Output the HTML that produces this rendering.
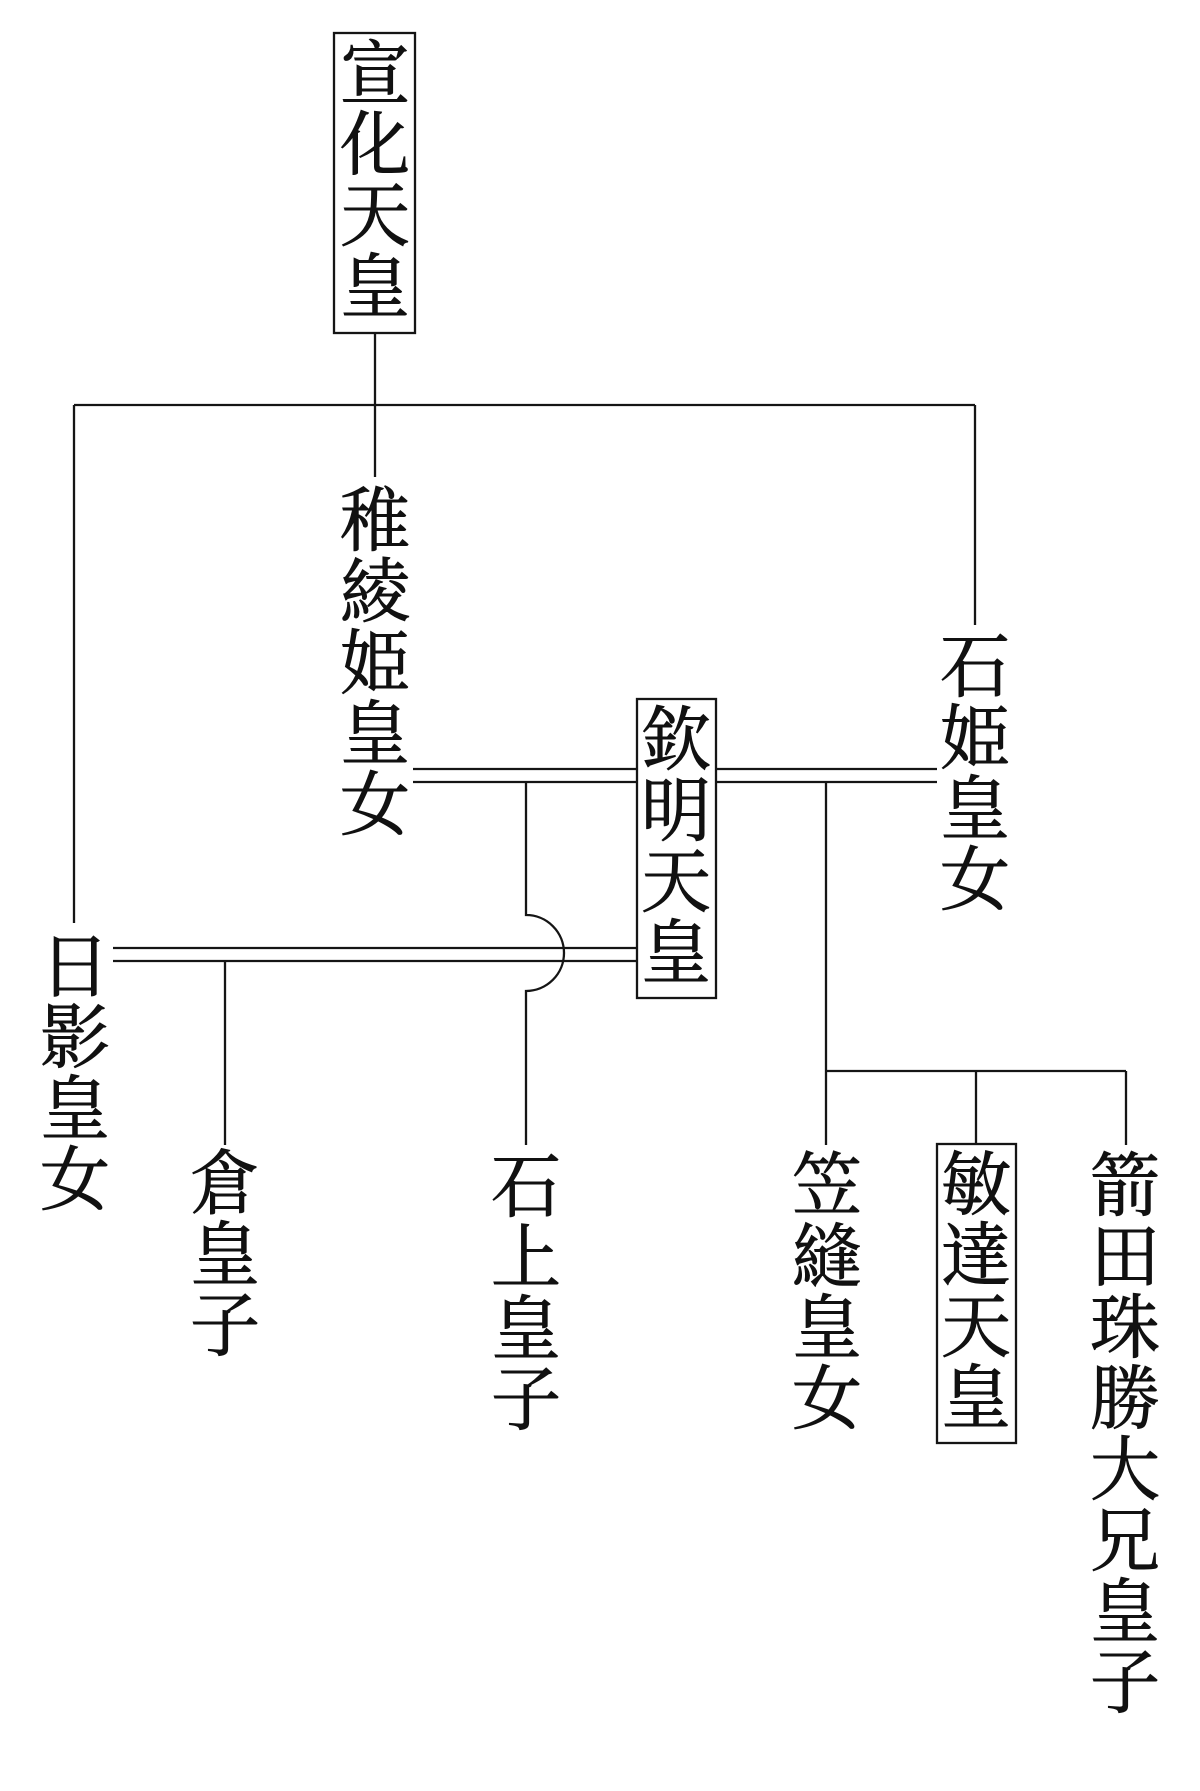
<!DOCTYPE html>
<html><head><meta charset="utf-8"><style>
html,body{margin:0;padding:0;background:#fff;}
svg{display:block;}
text{font-family:"Liberation Serif","Noto Serif CJK SC","Noto Sans CJK JP",serif;font-size:70px;fill:#111;stroke:#111;stroke-width:0.9px;text-anchor:middle;}
</style></head><body>
<svg width="1200" height="1791" viewBox="0 0 1200 1791" xmlns="http://www.w3.org/2000/svg">
<g stroke="#151515" stroke-width="2.3" fill="none">
<rect x="334" y="33" width="81" height="300"/>
<rect x="637" y="699" width="79" height="299"/>
<rect x="937" y="1144" width="79" height="299"/>
<line x1="375" y1="333" x2="375" y2="477"/>
<line x1="74" y1="405" x2="975" y2="405"/>
<line x1="74" y1="405" x2="74" y2="923"/>
<line x1="975" y1="405" x2="975" y2="625"/>
<line x1="413" y1="769" x2="637" y2="769"/>
<line x1="413" y1="782" x2="637" y2="782"/>
<line x1="716" y1="769" x2="937" y2="769"/>
<line x1="716" y1="782" x2="937" y2="782"/>
<line x1="113" y1="948" x2="637" y2="948"/>
<line x1="113" y1="961" x2="637" y2="961"/>
<path d="M526 782 L526 915 A38 38 0 0 1 526 991 L526 1145"/>
<line x1="225" y1="961" x2="225" y2="1145"/>
<line x1="826" y1="782" x2="826" y2="1145"/>
<line x1="826" y1="1071" x2="1126" y2="1071"/>
<line x1="976" y1="1071" x2="976" y2="1144"/>
<line x1="1126" y1="1071" x2="1126" y2="1145"/>
</g>
<g>
<text x="375" y="98">宣</text><text x="375" y="169">化</text><text x="375" y="240">天</text><text x="375" y="311">皇</text>
<text x="375" y="545">稚</text><text x="375" y="616">綾</text><text x="375" y="687">姫</text><text x="375" y="758">皇</text><text x="375" y="829">女</text>
<text x="975" y="691">石</text><text x="975" y="762">姫</text><text x="975" y="833">皇</text><text x="975" y="904">女</text>
<text x="676" y="764">欽</text><text x="676" y="835">明</text><text x="676" y="906">天</text><text x="676" y="977">皇</text>
<text x="75" y="991">日</text><text x="75" y="1062">影</text><text x="75" y="1133">皇</text><text x="75" y="1204">女</text>
<text x="225" y="1208">倉</text><text x="225" y="1279">皇</text><text x="225" y="1350">子</text>
<text x="526" y="1211">石</text><text x="526" y="1282">上</text><text x="526" y="1353">皇</text><text x="526" y="1424">子</text>
<text x="827" y="1210">笠</text><text x="827" y="1281">縫</text><text x="827" y="1352">皇</text><text x="827" y="1423">女</text>
<text x="976" y="1209">敏</text><text x="976" y="1280">達</text><text x="976" y="1351">天</text><text x="976" y="1422">皇</text>
<text x="1125" y="1210">箭</text><text x="1125" y="1281">田</text><text x="1125" y="1352">珠</text><text x="1125" y="1423">勝</text><text x="1125" y="1494">大</text><text x="1125" y="1565">兄</text><text x="1125" y="1636">皇</text><text x="1125" y="1707">子</text>
</g>
</svg>
</body></html>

## Given task:
Write out the full listing verbatim, excluding its pictures.

## Problem solution:
Output the HTML that produces this rendering.
<!DOCTYPE html>
<html><head><meta charset="utf-8"><style>
html,body{margin:0;padding:0;background:#fff;}
svg{display:block;}
text{font-family:"Liberation Serif","Noto Serif CJK SC","Noto Sans CJK JP",serif;font-size:70px;fill:#111;stroke:#111;stroke-width:0.9px;text-anchor:middle;}
</style></head><body>
<svg width="1200" height="1791" viewBox="0 0 1200 1791" xmlns="http://www.w3.org/2000/svg">
<g stroke="#151515" stroke-width="2.3" fill="none">
<rect x="334" y="33" width="81" height="300"/>
<rect x="637" y="699" width="79" height="299"/>
<rect x="937" y="1144" width="79" height="299"/>
<line x1="375" y1="333" x2="375" y2="477"/>
<line x1="74" y1="405" x2="975" y2="405"/>
<line x1="74" y1="405" x2="74" y2="923"/>
<line x1="975" y1="405" x2="975" y2="625"/>
<line x1="413" y1="769" x2="637" y2="769"/>
<line x1="413" y1="782" x2="637" y2="782"/>
<line x1="716" y1="769" x2="937" y2="769"/>
<line x1="716" y1="782" x2="937" y2="782"/>
<line x1="113" y1="948" x2="637" y2="948"/>
<line x1="113" y1="961" x2="637" y2="961"/>
<path d="M526 782 L526 915 A38 38 0 0 1 526 991 L526 1145"/>
<line x1="225" y1="961" x2="225" y2="1145"/>
<line x1="826" y1="782" x2="826" y2="1145"/>
<line x1="826" y1="1071" x2="1126" y2="1071"/>
<line x1="976" y1="1071" x2="976" y2="1144"/>
<line x1="1126" y1="1071" x2="1126" y2="1145"/>
</g>
<g>
<text x="375" y="98">宣</text><text x="375" y="169">化</text><text x="375" y="240">天</text><text x="375" y="311">皇</text>
<text x="375" y="545">稚</text><text x="375" y="616">綾</text><text x="375" y="687">姫</text><text x="375" y="758">皇</text><text x="375" y="829">女</text>
<text x="975" y="691">石</text><text x="975" y="762">姫</text><text x="975" y="833">皇</text><text x="975" y="904">女</text>
<text x="676" y="764">欽</text><text x="676" y="835">明</text><text x="676" y="906">天</text><text x="676" y="977">皇</text>
<text x="75" y="991">日</text><text x="75" y="1062">影</text><text x="75" y="1133">皇</text><text x="75" y="1204">女</text>
<text x="225" y="1208">倉</text><text x="225" y="1279">皇</text><text x="225" y="1350">子</text>
<text x="526" y="1211">石</text><text x="526" y="1282">上</text><text x="526" y="1353">皇</text><text x="526" y="1424">子</text>
<text x="827" y="1210">笠</text><text x="827" y="1281">縫</text><text x="827" y="1352">皇</text><text x="827" y="1423">女</text>
<text x="976" y="1209">敏</text><text x="976" y="1280">達</text><text x="976" y="1351">天</text><text x="976" y="1422">皇</text>
<text x="1125" y="1210">箭</text><text x="1125" y="1281">田</text><text x="1125" y="1352">珠</text><text x="1125" y="1423">勝</text><text x="1125" y="1494">大</text><text x="1125" y="1565">兄</text><text x="1125" y="1636">皇</text><text x="1125" y="1707">子</text>
</g>
</svg>
</body></html>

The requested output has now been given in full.